* Extracted material
--- Begin ---

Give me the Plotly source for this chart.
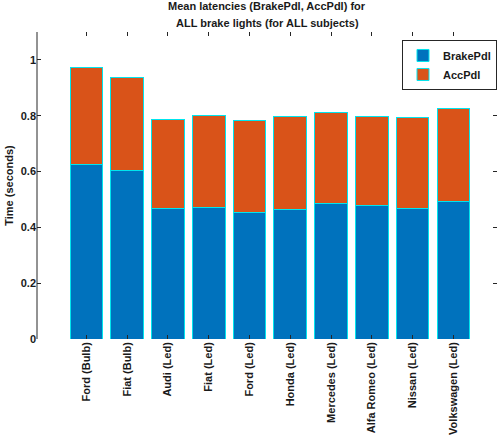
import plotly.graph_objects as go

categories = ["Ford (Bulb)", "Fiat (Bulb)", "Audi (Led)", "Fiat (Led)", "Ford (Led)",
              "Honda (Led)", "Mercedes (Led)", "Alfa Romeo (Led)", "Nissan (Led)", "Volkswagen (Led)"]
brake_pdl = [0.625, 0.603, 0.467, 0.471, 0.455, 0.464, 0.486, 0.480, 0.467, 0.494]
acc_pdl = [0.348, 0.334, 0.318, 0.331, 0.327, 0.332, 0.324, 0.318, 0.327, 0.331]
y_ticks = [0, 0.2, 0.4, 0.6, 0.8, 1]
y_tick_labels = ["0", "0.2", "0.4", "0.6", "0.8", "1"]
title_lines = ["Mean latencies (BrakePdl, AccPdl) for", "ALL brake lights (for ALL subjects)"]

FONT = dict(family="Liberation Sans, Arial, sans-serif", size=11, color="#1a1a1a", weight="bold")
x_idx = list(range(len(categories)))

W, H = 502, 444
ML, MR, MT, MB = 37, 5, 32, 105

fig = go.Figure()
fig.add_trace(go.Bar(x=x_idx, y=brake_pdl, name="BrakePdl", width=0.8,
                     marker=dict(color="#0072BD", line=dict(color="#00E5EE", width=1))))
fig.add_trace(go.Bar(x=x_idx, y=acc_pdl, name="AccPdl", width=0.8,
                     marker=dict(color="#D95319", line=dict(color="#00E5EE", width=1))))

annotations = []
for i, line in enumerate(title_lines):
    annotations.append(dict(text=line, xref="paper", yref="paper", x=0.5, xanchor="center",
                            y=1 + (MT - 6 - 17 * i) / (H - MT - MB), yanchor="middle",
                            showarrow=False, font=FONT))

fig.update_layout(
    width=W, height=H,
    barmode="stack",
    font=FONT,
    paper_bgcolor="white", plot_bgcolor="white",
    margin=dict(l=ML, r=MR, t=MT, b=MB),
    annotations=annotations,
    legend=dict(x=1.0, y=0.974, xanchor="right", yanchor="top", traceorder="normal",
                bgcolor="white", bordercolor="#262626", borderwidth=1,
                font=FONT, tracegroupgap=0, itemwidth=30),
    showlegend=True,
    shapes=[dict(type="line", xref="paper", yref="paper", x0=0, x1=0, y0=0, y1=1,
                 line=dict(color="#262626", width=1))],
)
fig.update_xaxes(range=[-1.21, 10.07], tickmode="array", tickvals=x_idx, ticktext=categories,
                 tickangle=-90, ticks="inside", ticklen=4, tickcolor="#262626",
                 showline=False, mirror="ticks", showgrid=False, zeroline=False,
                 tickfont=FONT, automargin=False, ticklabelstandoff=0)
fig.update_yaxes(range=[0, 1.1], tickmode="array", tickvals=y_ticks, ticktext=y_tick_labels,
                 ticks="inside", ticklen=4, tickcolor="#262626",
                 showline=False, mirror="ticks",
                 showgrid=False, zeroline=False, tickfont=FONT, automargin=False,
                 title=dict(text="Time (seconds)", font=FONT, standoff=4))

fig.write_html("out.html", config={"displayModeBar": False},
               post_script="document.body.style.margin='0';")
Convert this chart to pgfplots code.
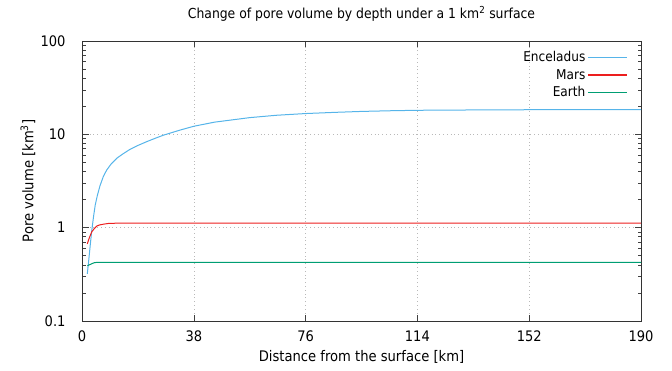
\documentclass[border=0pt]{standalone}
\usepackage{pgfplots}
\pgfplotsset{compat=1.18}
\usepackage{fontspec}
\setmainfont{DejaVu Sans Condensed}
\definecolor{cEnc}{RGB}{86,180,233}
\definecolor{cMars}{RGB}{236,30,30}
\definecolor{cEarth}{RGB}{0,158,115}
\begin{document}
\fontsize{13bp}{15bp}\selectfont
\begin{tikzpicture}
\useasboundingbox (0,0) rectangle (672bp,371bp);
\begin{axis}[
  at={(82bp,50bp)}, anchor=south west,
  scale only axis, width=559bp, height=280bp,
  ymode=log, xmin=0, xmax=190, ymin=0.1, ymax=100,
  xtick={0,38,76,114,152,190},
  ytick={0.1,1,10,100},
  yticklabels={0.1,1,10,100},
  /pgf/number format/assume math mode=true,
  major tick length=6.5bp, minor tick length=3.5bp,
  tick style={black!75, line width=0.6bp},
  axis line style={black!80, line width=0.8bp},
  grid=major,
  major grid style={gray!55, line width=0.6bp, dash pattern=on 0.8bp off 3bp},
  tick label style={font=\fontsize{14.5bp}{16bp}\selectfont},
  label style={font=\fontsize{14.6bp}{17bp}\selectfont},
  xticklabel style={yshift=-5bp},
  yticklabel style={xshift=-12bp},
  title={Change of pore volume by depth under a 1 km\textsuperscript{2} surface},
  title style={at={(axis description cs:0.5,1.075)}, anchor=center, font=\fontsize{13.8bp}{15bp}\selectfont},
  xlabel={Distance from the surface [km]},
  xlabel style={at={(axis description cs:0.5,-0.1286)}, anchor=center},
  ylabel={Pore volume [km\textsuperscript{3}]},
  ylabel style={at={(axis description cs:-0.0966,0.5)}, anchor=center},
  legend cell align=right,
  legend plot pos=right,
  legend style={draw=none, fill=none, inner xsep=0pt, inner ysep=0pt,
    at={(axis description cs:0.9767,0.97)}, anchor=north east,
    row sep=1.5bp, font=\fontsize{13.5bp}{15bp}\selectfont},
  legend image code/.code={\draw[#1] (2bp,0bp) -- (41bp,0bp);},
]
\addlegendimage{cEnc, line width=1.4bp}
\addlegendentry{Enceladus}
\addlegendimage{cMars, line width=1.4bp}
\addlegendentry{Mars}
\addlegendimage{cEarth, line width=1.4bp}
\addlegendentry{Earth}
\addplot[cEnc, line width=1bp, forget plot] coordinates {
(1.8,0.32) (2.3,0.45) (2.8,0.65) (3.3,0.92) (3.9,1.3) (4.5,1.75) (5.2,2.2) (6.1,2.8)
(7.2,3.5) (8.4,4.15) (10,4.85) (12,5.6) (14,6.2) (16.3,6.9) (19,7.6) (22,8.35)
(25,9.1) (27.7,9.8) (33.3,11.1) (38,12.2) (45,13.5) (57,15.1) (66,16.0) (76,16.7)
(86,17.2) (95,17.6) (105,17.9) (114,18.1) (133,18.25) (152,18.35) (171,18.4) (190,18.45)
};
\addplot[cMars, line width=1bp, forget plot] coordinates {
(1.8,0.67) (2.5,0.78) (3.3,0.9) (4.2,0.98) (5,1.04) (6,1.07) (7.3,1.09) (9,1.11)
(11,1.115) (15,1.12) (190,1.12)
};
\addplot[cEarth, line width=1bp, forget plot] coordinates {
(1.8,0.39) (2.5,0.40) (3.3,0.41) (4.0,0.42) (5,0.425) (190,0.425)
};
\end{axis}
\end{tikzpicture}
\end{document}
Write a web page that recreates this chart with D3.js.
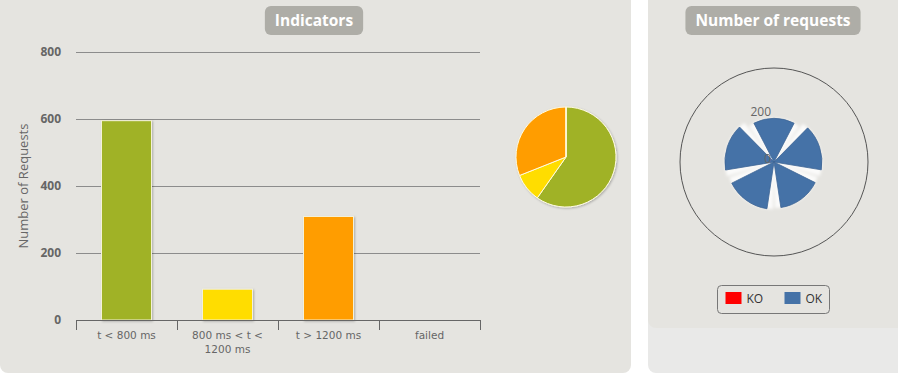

--- End ---

* Task requirements
Repeat exactly the lines from the first line of the records above through the line containing "import plotly.graph_objects as go", both included. Leave out the pictures.

* Exercise answer
Give me the Plotly source for this chart.
import plotly.graph_objects as go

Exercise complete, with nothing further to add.